Stored data —

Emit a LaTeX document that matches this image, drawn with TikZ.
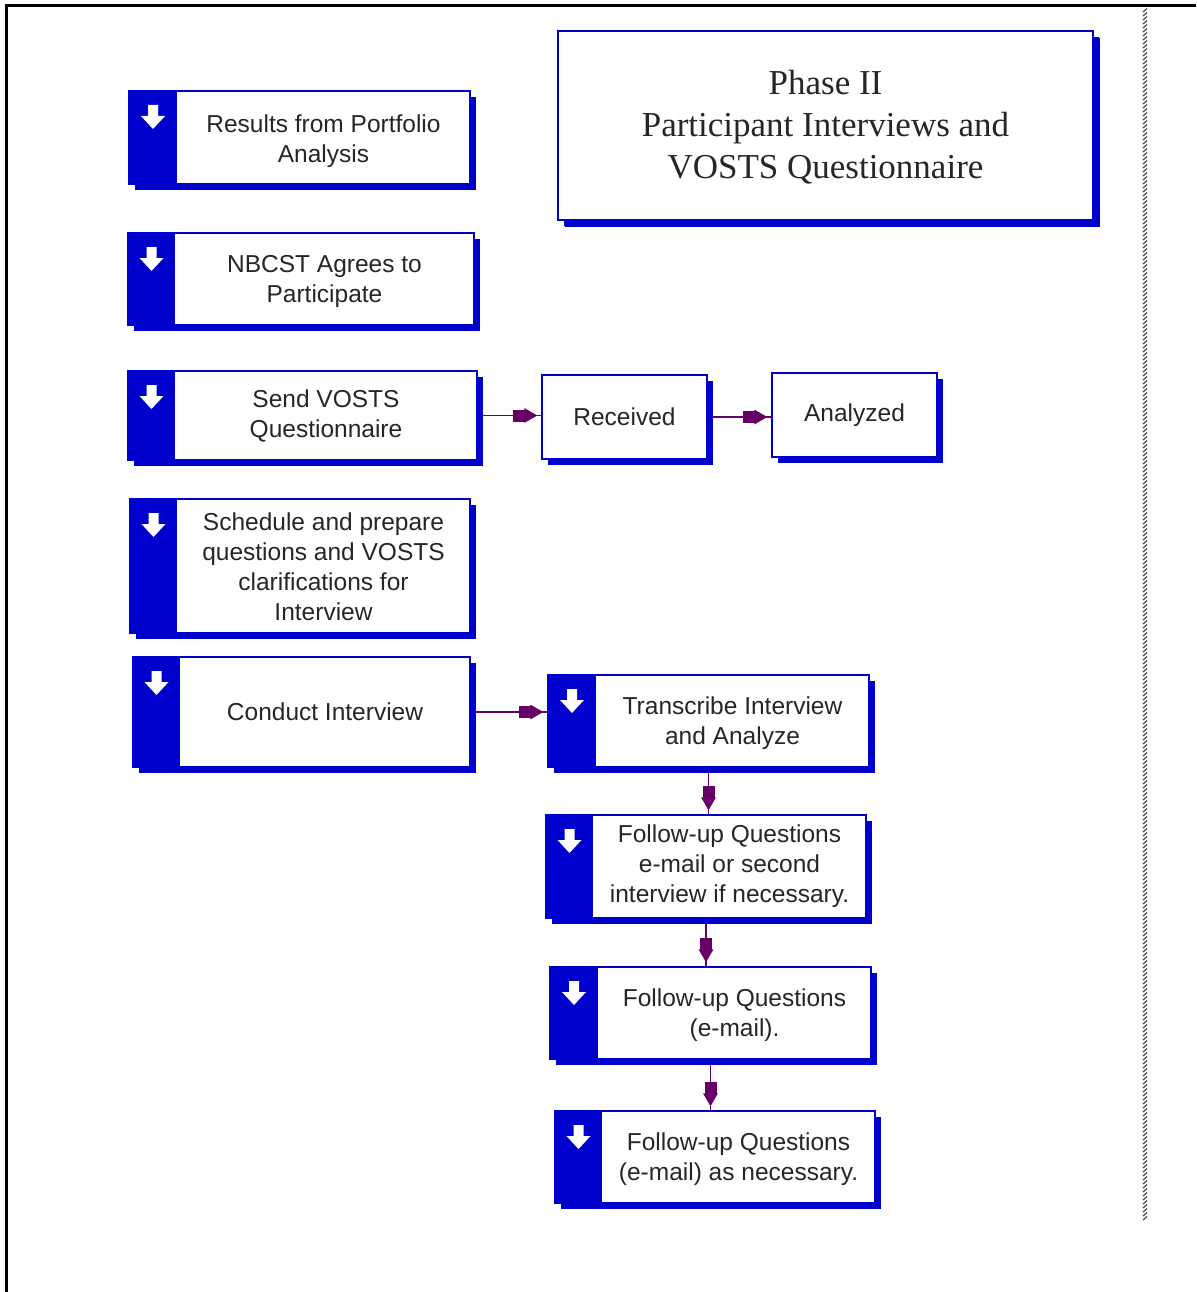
\documentclass[tikz,border=0pt]{standalone}
\usepackage{fontspec}
\setmainfont{Liberation Sans}
\newfontfamily\titlefont{Liberation Serif}
\usetikzlibrary{shadows,decorations.markings,backgrounds}
\definecolor{bblue}{RGB}{0,0,204}
\definecolor{arrpurple}{RGB}{102,0,102}
\newcommand\lowertext[2]{\raisebox{-#1}[\height][\depth]{#2}}
\tikzset{
  box/.style={draw=bblue, line width=1.5pt, fill=white, inner sep=0pt,
    drop shadow={shadow xshift=6pt, shadow yshift=-6pt, fill=bblue, opacity=1},
    font=\fontsize{24.5}{30}\selectfont, text=black!85},
  strip/.style={path picture={
    \fill[bblue] (path picture bounding box.north west) rectangle ([xshift=#1pt]path picture bounding box.south west);
    \fill[white] ([xshift=#1/2*1pt, yshift=-14pt]path picture bounding box.north west)
      ++(-5pt,0pt) -- ++(0pt,-11pt) -- ++(-7pt,0pt) -- ++(12pt,-13pt) -- ++(12pt,13pt) -- ++(-7pt,0pt) -- ++(0pt,11pt) -- cycle;
  }},
  flow/.style={draw=arrpurple, line width=1.8pt, postaction={decorate},
    decoration={markings, mark=at position -4pt with {
      \fill[arrpurple] (-24pt,-6pt) rectangle (-12pt,6pt);
      \fill[arrpurple] (-13pt,-7.5pt) -- (0pt,0pt) -- (-13pt,7.5pt) -- cycle;}}},
  slash/.style={draw=gray!60!black, line width=1.2pt},
  frame/.style={draw=black, line width=3pt}
}
\begin{document}
\begin{tikzpicture}[x=1pt,y=-1pt]
\useasboundingbox (0,0) rectangle (1196,1292);
\draw[frame] (4.5,6) -- (1196,6);
\draw[frame] (6,4.5) -- (6,1292);
\foreach \yy in {10,14,...,1218} \draw[slash] (1143,\yy+2) -- (1147,\yy-1.5);

\node[box, minimum width=535pt, minimum height=189pt,
  drop shadow={shadow xshift=7pt, shadow yshift=-7pt, fill=bblue, opacity=1},
  font=\titlefont\fontsize{35}{42}\selectfont] (title) at (825.5,125.5)
  {\lowertext{2pt}{\parbox{520pt}{\centering Phase II\\Participant Interviews and\\VOSTS Questionnaire}}};

\node[box, strip=48, minimum width=341pt, minimum height=93pt] (results) at (299.5,137.5)
  {\hspace*{48pt}\lowertext{4pt}{\parbox{293pt}{\centering Results from Portfolio\\Analysis}}};
\node[box, strip=47, minimum width=346pt, minimum height=92pt] (nbcst) at (301,279)
  {\hspace*{47pt}\lowertext{2pt}{\parbox{299pt}{\centering NBCST Agrees to\\Participate}}};
\node[box, strip=47, minimum width=349pt, minimum height=89pt] (send) at (302.5,415.5)
  {\hspace*{47pt}\parbox{302pt}{\centering Send VOSTS\\Questionnaire}};
\node[box, minimum width=165pt, minimum height=84pt] (rec) at (624.5,417) {Received};
\node[box, minimum width=165pt, minimum height=84pt] (ana) at (854.5,415) {Analyzed};
\node[box, strip=47, minimum width=340pt, minimum height=134pt] (sched) at (300,566)
  {\hspace*{47pt}\lowertext{1pt}{\parbox{293pt}{\centering Schedule and prepare\\questions and VOSTS\\clarifications for\\Interview}}};
\node[box, strip=47, minimum width=337pt, minimum height=110pt] (conduct) at (301.5,712)
  {\hspace*{47pt}\parbox{290pt}{\centering Conduct Interview}};
\node[box, strip=48, minimum width=321pt, minimum height=92pt] (trans) at (708.5,721)
  {\hspace*{48pt}\lowertext{2pt}{\parbox{273pt}{\centering Transcribe Interview\\and Analyze}}};
\node[box, strip=47, minimum width=320pt, minimum height=103pt] (fu1) at (706,866.5)
  {\hspace*{47pt}\parbox{273pt}{\centering Follow-up Questions\\e-mail or second\\interview if necessary.}};
\node[box, strip=48, minimum width=321pt, minimum height=92pt] (fu2) at (710.5,1013)
  {\hspace*{48pt}\lowertext{2pt}{\parbox{273pt}{\centering Follow-up Questions\\(e-mail).}}};
\node[box, strip=47, minimum width=320pt, minimum height=92pt] (fu3) at (715,1157)
  {\hspace*{47pt}\lowertext{2pt}{\parbox{273pt}{\centering Follow-up Questions\\(e-mail) as necessary.}}};

\begin{scope}[on background layer]
\draw[flow] (send.east) -- (send.east -| rec.west);
\draw[flow] (rec.east) -- (rec.east -| ana.west);
\draw[flow] (conduct.east) -- (conduct.east -| trans.west);
\draw[flow] (trans.south) -- (trans.south |- fu1.north);
\draw[flow] (fu1.south) -- (fu1.south |- fu2.north);
\draw[flow] (fu2.south) -- (fu2.south |- fu3.north);
\end{scope}
\end{tikzpicture}
\end{document}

Problem statement — Transcribe the listing in full and omit the pictures.

Exercise output —
Emit a LaTeX document that matches this image, drawn with TikZ.
\documentclass[tikz,border=0pt]{standalone}
\usepackage{fontspec}
\setmainfont{Liberation Sans}
\newfontfamily\titlefont{Liberation Serif}
\usetikzlibrary{shadows,decorations.markings,backgrounds}
\definecolor{bblue}{RGB}{0,0,204}
\definecolor{arrpurple}{RGB}{102,0,102}
\newcommand\lowertext[2]{\raisebox{-#1}[\height][\depth]{#2}}
\tikzset{
  box/.style={draw=bblue, line width=1.5pt, fill=white, inner sep=0pt,
    drop shadow={shadow xshift=6pt, shadow yshift=-6pt, fill=bblue, opacity=1},
    font=\fontsize{24.5}{30}\selectfont, text=black!85},
  strip/.style={path picture={
    \fill[bblue] (path picture bounding box.north west) rectangle ([xshift=#1pt]path picture bounding box.south west);
    \fill[white] ([xshift=#1/2*1pt, yshift=-14pt]path picture bounding box.north west)
      ++(-5pt,0pt) -- ++(0pt,-11pt) -- ++(-7pt,0pt) -- ++(12pt,-13pt) -- ++(12pt,13pt) -- ++(-7pt,0pt) -- ++(0pt,11pt) -- cycle;
  }},
  flow/.style={draw=arrpurple, line width=1.8pt, postaction={decorate},
    decoration={markings, mark=at position -4pt with {
      \fill[arrpurple] (-24pt,-6pt) rectangle (-12pt,6pt);
      \fill[arrpurple] (-13pt,-7.5pt) -- (0pt,0pt) -- (-13pt,7.5pt) -- cycle;}}},
  slash/.style={draw=gray!60!black, line width=1.2pt},
  frame/.style={draw=black, line width=3pt}
}
\begin{document}
\begin{tikzpicture}[x=1pt,y=-1pt]
\useasboundingbox (0,0) rectangle (1196,1292);
\draw[frame] (4.5,6) -- (1196,6);
\draw[frame] (6,4.5) -- (6,1292);
\foreach \yy in {10,14,...,1218} \draw[slash] (1143,\yy+2) -- (1147,\yy-1.5);

\node[box, minimum width=535pt, minimum height=189pt,
  drop shadow={shadow xshift=7pt, shadow yshift=-7pt, fill=bblue, opacity=1},
  font=\titlefont\fontsize{35}{42}\selectfont] (title) at (825.5,125.5)
  {\lowertext{2pt}{\parbox{520pt}{\centering Phase II\\Participant Interviews and\\VOSTS Questionnaire}}};

\node[box, strip=48, minimum width=341pt, minimum height=93pt] (results) at (299.5,137.5)
  {\hspace*{48pt}\lowertext{4pt}{\parbox{293pt}{\centering Results from Portfolio\\Analysis}}};
\node[box, strip=47, minimum width=346pt, minimum height=92pt] (nbcst) at (301,279)
  {\hspace*{47pt}\lowertext{2pt}{\parbox{299pt}{\centering NBCST Agrees to\\Participate}}};
\node[box, strip=47, minimum width=349pt, minimum height=89pt] (send) at (302.5,415.5)
  {\hspace*{47pt}\parbox{302pt}{\centering Send VOSTS\\Questionnaire}};
\node[box, minimum width=165pt, minimum height=84pt] (rec) at (624.5,417) {Received};
\node[box, minimum width=165pt, minimum height=84pt] (ana) at (854.5,415) {Analyzed};
\node[box, strip=47, minimum width=340pt, minimum height=134pt] (sched) at (300,566)
  {\hspace*{47pt}\lowertext{1pt}{\parbox{293pt}{\centering Schedule and prepare\\questions and VOSTS\\clarifications for\\Interview}}};
\node[box, strip=47, minimum width=337pt, minimum height=110pt] (conduct) at (301.5,712)
  {\hspace*{47pt}\parbox{290pt}{\centering Conduct Interview}};
\node[box, strip=48, minimum width=321pt, minimum height=92pt] (trans) at (708.5,721)
  {\hspace*{48pt}\lowertext{2pt}{\parbox{273pt}{\centering Transcribe Interview\\and Analyze}}};
\node[box, strip=47, minimum width=320pt, minimum height=103pt] (fu1) at (706,866.5)
  {\hspace*{47pt}\parbox{273pt}{\centering Follow-up Questions\\e-mail or second\\interview if necessary.}};
\node[box, strip=48, minimum width=321pt, minimum height=92pt] (fu2) at (710.5,1013)
  {\hspace*{48pt}\lowertext{2pt}{\parbox{273pt}{\centering Follow-up Questions\\(e-mail).}}};
\node[box, strip=47, minimum width=320pt, minimum height=92pt] (fu3) at (715,1157)
  {\hspace*{47pt}\lowertext{2pt}{\parbox{273pt}{\centering Follow-up Questions\\(e-mail) as necessary.}}};

\begin{scope}[on background layer]
\draw[flow] (send.east) -- (send.east -| rec.west);
\draw[flow] (rec.east) -- (rec.east -| ana.west);
\draw[flow] (conduct.east) -- (conduct.east -| trans.west);
\draw[flow] (trans.south) -- (trans.south |- fu1.north);
\draw[flow] (fu1.south) -- (fu1.south |- fu2.north);
\draw[flow] (fu2.south) -- (fu2.south |- fu3.north);
\end{scope}
\end{tikzpicture}
\end{document}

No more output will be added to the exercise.